Led by the Philippines, the V20 group say they represent a significant number of nations most vulnerable to climate change – low and middle income, least developed, arid, isthmus, landlocked, mountainous and small island developing countries from Africa, Asia, the Caribbean, Latin America and the Pacific.
In a communique marking the first meeting of their finance ministers, the V20 group said because of climate change, they are already facing an average of more than 50,000 deaths a year, with the number expected to rise exponentially by 2030.
And they say they face escalating annual losses of at least 2.5 percent of their GDP potential per year.
Speaking at the launch, on the sidelines of the Annual Meetings of the World Bank Group and the IMF in Lima, Peru, Cesar Purisima, Finance Minister of the Philippines said costs would rise without concerted action.
“In the absence of an effective global response, annual economic losses due to climate change are projected to exceed US$400 billion by 2030 for the V20, with impacts far surpassing our local or regional capabilities,” he noted. “Here in Lima, we unite for what we believe is the fundamental human rights issue threatening our very own existence today. Global climate action gives us hope that we can still see a future free from the most devastating effects of climate change.”
Afghanistan, Bangladesh, Barbados, Bhutan, Costa Rica, Ethiopia, Ghana, Kenya, Kiribati, Madagascar, Maldives, Nepal, Philippines, Rwanda, Saint Lucia, Tanzania, Timor-Leste, Tuvalu, Vanuatu and Vietnam are all members of the V20.
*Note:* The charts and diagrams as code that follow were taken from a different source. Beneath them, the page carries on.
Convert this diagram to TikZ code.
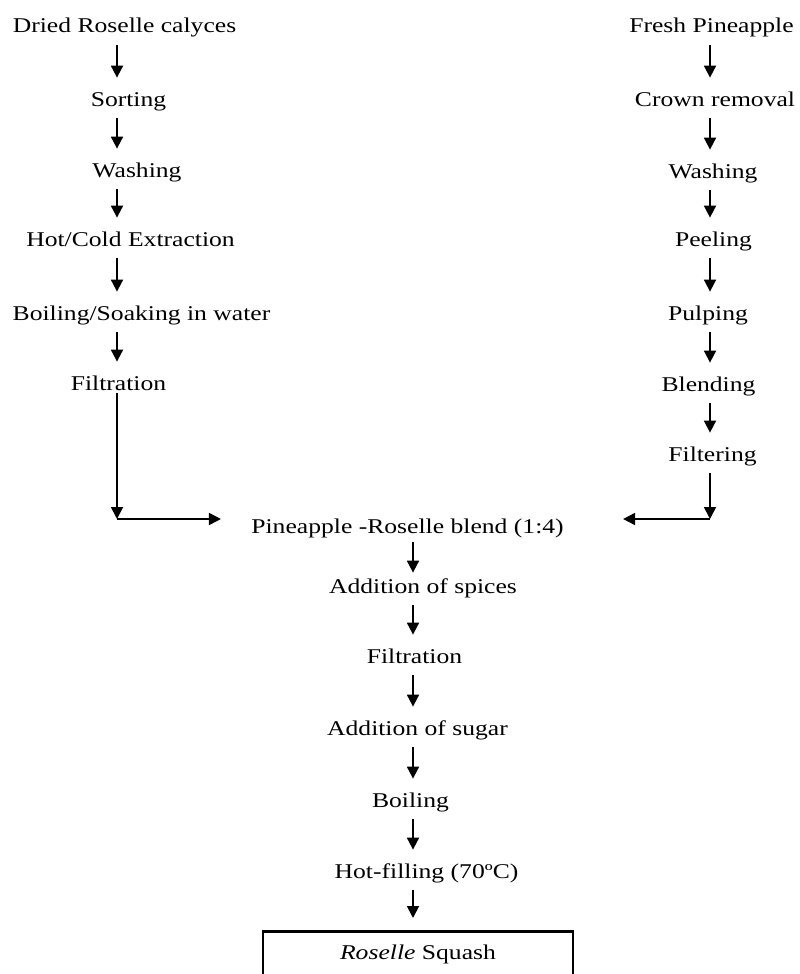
\documentclass[tikz,border=0pt]{standalone}
\usepackage{fontspec}
\setmainfont{Liberation Serif}[FakeStretch=1.22]
\usetikzlibrary{arrows.meta}

\begin{document}
\begin{tikzpicture}[x=0.5pt, y=-0.5pt,
		stage/.style={inner xsep=3pt, inner ysep=0pt, minimum height=20pt, text height=8.5pt, text depth=0.5pt, font=\fontsize{10.5}{12}\selectfont},
		flow/.style={line width=0.9pt, -{Triangle[length=6pt, width=6pt]}}]
	\clip (0,0) rectangle (799,974);
	\coordinate (colL) at (117,0);
	\coordinate (colR) at (710,0);
	\coordinate (colC) at (413,0);
	\coordinate (cornerL) at (117,519);
	\coordinate (cornerR) at (710,519);

	\node (dried) [stage] at (124.5,25) {Dried Roselle calyces};
	\node (sortL) [stage] at (128.5,98) {Sorting};
	\node (washL) [stage] at (137,169) {Washing};
	\node (extract) [stage] at (130.5,238) {Hot/Cold Extraction};
	\node (boil) [stage] at (141.5,312) {Boiling/Soaking in water};
	\node (filtL) [stage] at (118.5,382) {Filtration};

	\node (fresh) [stage] at (711.5,25) {Fresh Pineapple};
	\node (crown) [stage] at (715,98) {Crown removal};
	\node (washR) [stage] at (713,170) {Washing};
	\node (peel) [stage] at (713.5,238) {Peeling};
	\node (pulp) [stage] at (708,312) {Pulping};
	\node (blendR) [stage] at (708.5,383) {Blending};
	\node (filtR) [stage] at (712.5,453) {Filtering};

	\node (blend) [stage] at (407.5,525) {Pineapple -Roselle blend (1:4)};
	\node (spices) [stage] at (423,585) {Addition of spices};
	\node (filtC) [stage] at (414.5,655) {Filtration};
	\node (sugar) [stage] at (417.5,727) {Addition of sugar};
	\node (boilC) [stage] at (410.5,799) {Boiling};
	\node (hot) [stage] at (426.5,870) {Hot-filling (70ºC)};
	\node (squash) [stage, draw, line width=1.3pt, anchor=north, minimum width=155pt, text height=14pt, text depth=22pt] at (418,930) {\textit{Roselle} Squash};

	\draw [flow] (dried.south -| colL) -- (sortL.north -| colL);
	\draw [flow] (sortL.south -| colL) -- (washL.north -| colL);
	\draw [flow] (washL.south -| colL) -- (extract.north -| colL);
	\draw [flow] (extract.south -| colL) -- (boil.north -| colL);
	\draw [flow] (boil.south -| colL) -- (filtL.north -| colL);
	\draw [flow, shorten <=-4.5pt] (filtL.south -| colL) -- (cornerL);
	\draw [flow, shorten >=12pt] (cornerL) -- (cornerL -| blend.west);

	\draw [flow] (fresh.south -| colR) -- (crown.north -| colR);
	\draw [flow] (crown.south -| colR) -- (washR.north -| colR);
	\draw [flow] (washR.south -| colR) -- (peel.north -| colR);
	\draw [flow] (peel.south -| colR) -- (pulp.north -| colR);
	\draw [flow] (pulp.south -| colR) -- (blendR.north -| colR);
	\draw [flow] (blendR.south -| colR) -- (filtR.north -| colR);
	\draw [flow] (filtR.south -| colR) -- (cornerR);
	\draw [flow, shorten >=26.5pt] (cornerR) -- (cornerR -| blend.east);

	\draw [flow, shorten <=-1.5pt, shorten >=-4pt] (blend.south -| colC) -- (spices.north -| colC);
	\draw [flow] (spices.south -| colC) -- (filtC.north -| colC);
	\draw [flow] (filtC.south -| colC) -- (sugar.north -| colC);
	\draw [flow] (sugar.south -| colC) -- (boilC.north -| colC);
	\draw [flow] (boilC.south -| colC) -- (hot.north -| colC);
	\draw [flow, shorten >=6pt] (hot.south -| colC) -- (squash.north -| colC);
\end{tikzpicture}
\end{document}
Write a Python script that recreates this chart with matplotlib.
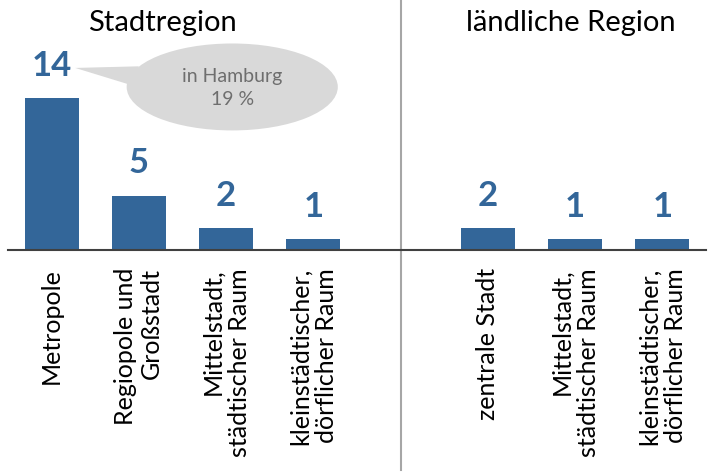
import matplotlib
matplotlib.use("Agg")
import matplotlib.pyplot as plt
from matplotlib.patches import Ellipse, Polygon
from matplotlib.transforms import blended_transform_factory

plt.rcParams['font.family'] = ['Lato', 'DejaVu Sans']

# Daten
kategorien = ["Metropole", "Regiopole und\nGroßstadt", "Mittelstadt,\nstädtischer Raum",
              "kleinstädtischer,\ndörflicher Raum", "",
              "zentrale Stadt", "Mittelstadt,\nstädtischer Raum", "kleinstädtischer,\ndörflicher Raum"]
werte = [14, 5, 2, 1, None, 2, 1, 1]
gruppen = ["Stadtregion", "ländliche Region"]
hinweis = "in Hamburg\n19 %"

blau = "#336699"

fig = plt.figure(figsize=(7.08, 4.74), dpi=100)
ax = fig.add_axes([8 / 708, 224 / 474, 698 / 708, 250 / 474])

xs = [i for i, v in enumerate(werte) if v is not None]
ys = [v for v in werte if v is not None]
ax.bar(xs, ys, width=0.62, color=blau)
for x, v in zip(xs, ys):
    ax.annotate(str(v), (x, v), xytext=(0, 16), textcoords="offset points",
                ha="center", va="baseline", fontsize=25, fontweight="bold", color=blau)

ax.set_xlim(-0.5, 7.5)
ax.set_ylim(0, 23)
ax.set_xticks(range(len(kategorien)))
ax.set_xticklabels(kategorien, rotation=90, ha="center", va="top",
                   multialignment="right", fontsize=18, linespacing=1.15)
ax.tick_params(axis="x", length=0, pad=13)
ax.set_yticks([])
for s in ["left", "right", "top"]:
    ax.spines[s].set_visible(False)
ax.spines["bottom"].set_color("#404040")
ax.spines["bottom"].set_linewidth(1.5)

# Trennlinie
tr = blended_transform_factory(ax.transData, fig.transFigure)
ax.plot([4, 4], [1, 1 - 470 / 474], transform=tr, color="#a6a6a6", lw=1.5, clip_on=False)

# Gruppentitel
fig.text(1.275, 1 - 31 / 474, gruppen[0], transform=tr, ha="center", va="baseline", fontsize=21)
fig.text(5.95, 1 - 31 / 474, gruppen[1], transform=tr, ha="center", va="baseline", fontsize=21)

# Sprechblase
grau = "#d9d9d9"
ax.add_patch(Polygon([(0.27, 16.75), (1.0, 16.9), (0.9, 15.2)], closed=True,
                     facecolor=grau, edgecolor="none", clip_on=False))
ax.add_patch(Ellipse((2.07, 15.0), 2.42, 8.0, facecolor=grau, edgecolor="none", clip_on=False))
ax.text(2.07, 14.9, hinweis, ha="center", va="center", fontsize=14, color="#6e6e6e",
        linespacing=1.45)

fig.savefig("out.png", dpi=100)
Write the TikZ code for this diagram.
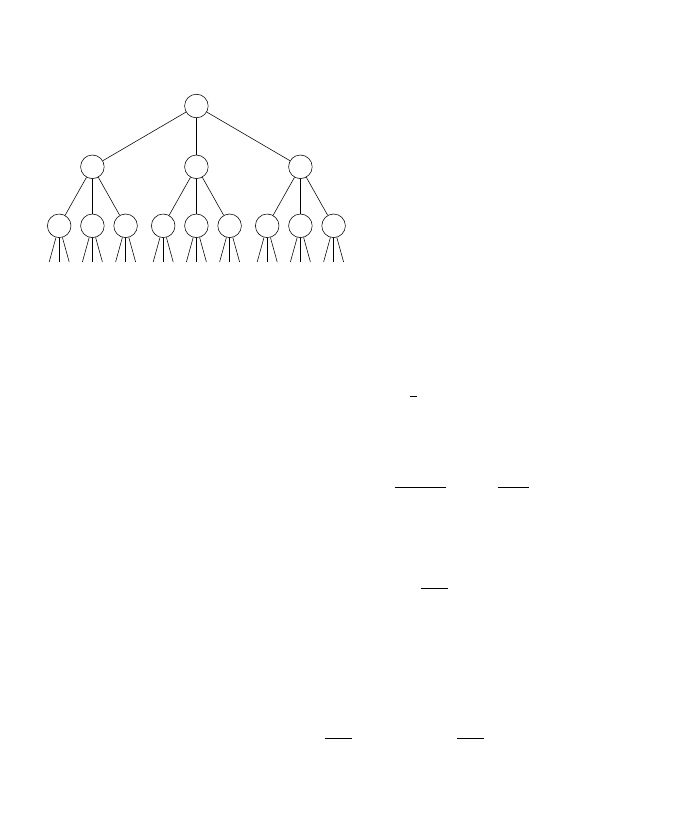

“The world needs stronger voices from developing countries to draw more attention to their great needs for investment in fighting the impacts from climate change,” said World Bank Group President Jim Yong Kim. “This new group of 20 countries, led by the Philippines, will play an important role in pushing for greater investment in climate resiliency and low carbon growth at home and internationally.”